Two things move at once. The per-share dividend climbs as the growth rate decays. If you also enter a cost basis, the calculator simulates reinvestment: each year's dividend buys more shares at a price that grows at 8% total return minus the current yield (matching the DRIP (Dividend Reinvestment Plan) calculator's assumption). After ten years, your single original share has become 1.X shares, and the total cash dividend you'd collect that year is shares × per-share dividend. The chart shows both: the cumulative cash you'd have collected and pocketed, and the cumulative value if you'd reinvested. The gap between them is compounding's signature.

The Yield-on-Cost (YoC) badge — visible only when you supply a cost basis — answers "what does this position yield against what I originally paid?" If a stock pays $2 today on a $100 share, its current yield is 2%; if its dividend reaches $5 in year 10, your yield-on-cost is 5% — even though new buyers in year 10 might still see only a 3% yield because the share price grew too.

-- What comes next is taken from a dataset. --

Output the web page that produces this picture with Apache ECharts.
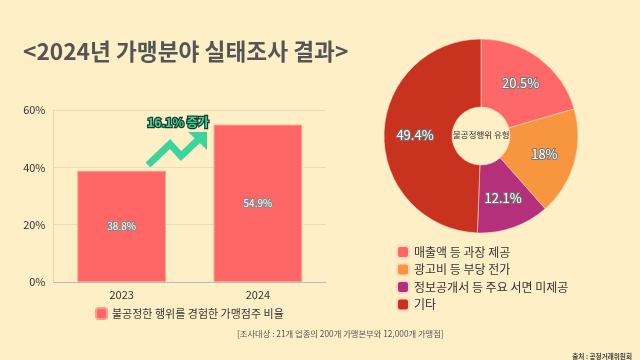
<!DOCTYPE html>
<html><head><meta charset="utf-8">
<script src="https://cdn.jsdelivr.net/npm/echarts@6/dist/echarts.min.js"></script>
<style>html,body{margin:0;padding:0;background:#FEEFC6}#c{width:640px;height:360px}</style>
</head><body><div id="c"></div>
<script>
const years = ['2023', '2024'];
const barValues = [38.8, 54.9];
const barSeriesName = '불공정한 행위를 경험한 가맹점주 비율';
const yTicks = [0, 20, 40, 60];
const pieNames = ['매출액 등 과장 제공', '광고비 등 부당 전가', '정보공개서 등 주요 서면 미제공', '기타'];
const pieValues = [20.5, 18, 12.1, 49.4];
const pieColors = ['#FF6868', '#F7963F', '#B5307B', '#C8321F'];
const F = '"Noto Sans CJK KR", "Noto Sans", sans-serif';

const chart = echarts.init(document.getElementById('c'));
chart.setOption({
  backgroundColor: '#FEEFC6',
  textStyle: { fontFamily: F },
  title: [
    { text: '<2024년 가맹분야 실태조사 결과>', left: 18, top: 35,
      textStyle: { fontSize: 22.7, fontWeight: 'bold', color: '#555555', fontFamily: F } },
    { text: '[조사대상 : 21개 업종의 200개 가맹본부와 12,000개 가맹점]', left: 232, top: 325,
      textStyle: { fontSize: 8.3, fontWeight: 'normal', color: '#555555', fontFamily: F } },
    { text: '출처 : 공정거래위원회', right: 3, top: 348,
      textStyle: { fontSize: 6.6, fontWeight: 'bold', color: '#444444', fontFamily: F } }
  ],
  legend: [
    { data: [barSeriesName], left: 90, top: 302, itemWidth: 11, itemHeight: 11, itemGap: 6,
      icon: 'roundRect', textStyle: { fontSize: 11, color: '#333', fontFamily: F } },
    { data: pieNames, orient: 'vertical', left: 391, top: 240, itemWidth: 12, itemHeight: 12,
      itemGap: 3.5, icon: 'roundRect', textStyle: { fontSize: 12, color: '#333', fontFamily: F } }
  ],
  grid: { left: 53.5, right: 314, top: 110, bottom: 78 },
  xAxis: {
    type: 'category', data: years,
    axisLine: { lineStyle: { color: '#BBBBBB' } },
    axisTick: { show: false },
    axisLabel: { color: '#333', fontSize: 11, margin: 7 }
  },
  yAxis: {
    type: 'value', min: yTicks[0], max: yTicks[yTicks.length - 1], interval: 20,
    axisLine: { show: true, lineStyle: { color: '#E2D6B5' } },
    axisLabel: { formatter: '{value}%', color: '#333', fontSize: 11 },
    splitLine: { lineStyle: { color: '#E8DCBB' } }
  },
  series: [
    {
      type: 'bar', name: barSeriesName, data: barValues, barWidth: '65%',
      itemStyle: { color: '#FF6666', borderColor: '#FF9C8C', borderWidth: 1 },
      label: { show: true, position: 'inside', formatter: '{c}%', color: '#fff', fontSize: 10,
        textBorderColor: '#888', textBorderWidth: 2 }
    },
    {
      type: 'pie', name: '불공정행위 유형', center: [481, 136], radius: [29, 97],
      data: pieNames.map((n, i) => ({ name: n, value: pieValues[i], itemStyle: { color: pieColors[i] } })),
      itemStyle: { borderColor: '#FFD9C0', borderWidth: 0.6 },
      label: { show: true, position: 'inside', formatter: '{c}%', color: '#fff', fontSize: 13,
        textBorderColor: '#777', textBorderWidth: 2 },
      emphasis: { disabled: true }
    }
  ],
  graphic: [
    { type: 'text', left: 453, top: 131,
      style: { text: '불공정행위 유형', fontSize: 8.5, fill: '#333', fontFamily: F } },
    { type: 'polyline', shape: { points: [[148, 165], [170, 144], [181, 156], [199, 139]] },
      style: { stroke: '#3DD49B', lineWidth: 7, fill: null, lineJoin: 'miter' } },
    { type: 'polygon', shape: { points: [[188, 132], [207, 132], [207, 150]] },
      style: { fill: '#3DD49B' } },
    { type: 'text', left: 146, top: 115,
      style: { text: '16.1% 증가', fontSize: 12, fontWeight: 'bold', fill: '#3DD49B',
        stroke: '#1E3B30', lineWidth: 2.5, fontFamily: F } }
  ]
});
</script></body></html>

YoC is the single number long-term dividend investors care about most.

When to use this calculator:

  • Estimating retirement income from a buy-and-hold position. Pair the year-N total dividend hero with the Income Replacement Calculator to size a basket.
  • Evaluating a dividend-grower's compounding potential. Combine with the DRIP calculator for the share-count side of the same simulation.
  • Sensitivity-checking a dividend stock pitch. Toggle the taper off to see the unbounded "if the trend continues" upside, then back on to see the regression-to-mean-corrected number.

When NOT to use it:

  • You are projecting a stock with a known cut risk. The model assumes the dividend grows; it does not predict cuts. Pair with the Dividend Safety Snapshot calc.
  • You need monthly or quarterly resolution. This calc is annual-only by design.
  • You need a real (inflation-adjusted) number. All values are nominal.

Not financial advice. For informational and educational purposes only. Numbers come from public market data and may be stale. Always consult a licensed financial advisor before making investment decisions.